In May, 1864 Brown was wounded at the Battle of the Wilderness, when a bullet struck his left shoulder as he was giving orders to his company. His left arm had to be amputated, and Brown was discharged in August, 1864.
After the war Brown enrolled at Albany Law School, from which he graduated in 1868. He then relocated to Chicago, where he established a successful law practice and was also successful as a real estate investor.
During the Great Chicago Fire of 1871 he lost his law library, the building containing his law office and several other buildings he owned, but he was able to recover and continue his law practice and business activities.
In May, 1882 the U. S. Grant Grand Army of the Republic Post (Number 28) in Chicago held a testimonial dinner in Brown's honor, and presented him with a medal to commemorate his heroism at Gettysburg.
In 1891 Brown returned to Swanton so he could care for his aged parents, and he continued to reside there after their deaths.
Brown was elected President of the Reunion Society of Vermont Officers in 1901. He was active in the Grand Army of the Republic (GAR) and the Military Order of the Loyal Legion of the United States (MOLLUS).
Brown died in Swanton on September 8, 1903. He is buried at Church Street Cemetery in Swanton.
Brown was the son of Samuel G. Brown (1816-1891) and Anne M. Crawford Brown (1817-1896). Samuel G. Brown was a Civil War veteran, having served in Company A, 1st Vermont Infantry.

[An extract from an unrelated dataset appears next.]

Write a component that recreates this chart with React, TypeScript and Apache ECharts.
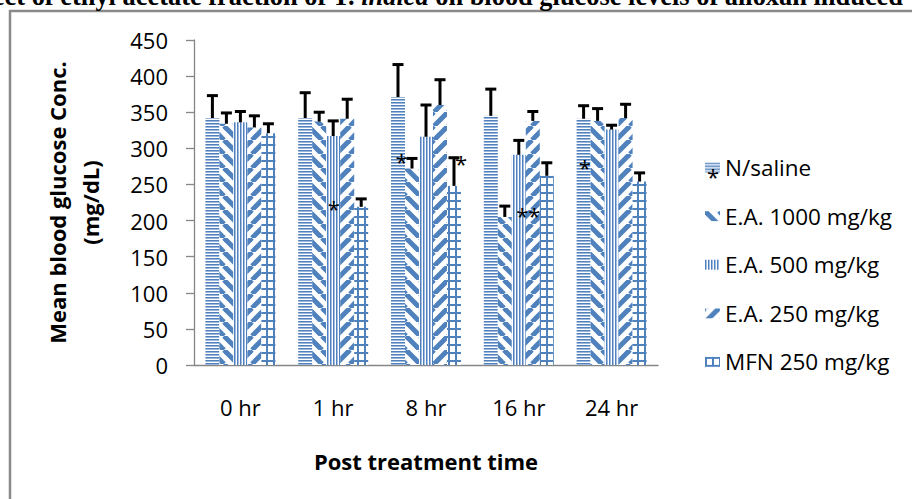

Stephen F. Brown's brother, Samuel G. Brown, Jr. (1842-1864), was a lieutenant in the 17th Vermont Infantry. He died in Washington, D.C. as the result of contracting typhoid fever.
In 1896 Brown married Mary N. McDonough (1851-1925) in Swanton.
The monument to the 13th Vermont on the Gettysburg battlefield is topped with a statue of Brown. The War Department would not allow Brown to be depicted carrying his axe, regarding that as a tribute to disobedience of orders. Instead, the statue depicts him with a sword at his side and an axe at his feet.
One panel on the base of the monument is dedicated to Brown. It reads:
"The statue represents Stephen F. Brown, Co. K, who arrived on the field without a sword, but seized a camp hatchet, and carried it in the battle until he captured a sword from a Confederate officer. Persevering and determining like him were all the men of this regiment of Green Mountain Boys."
Brown presented to the Vermont Historical Society the sword he seized at Gettysburg.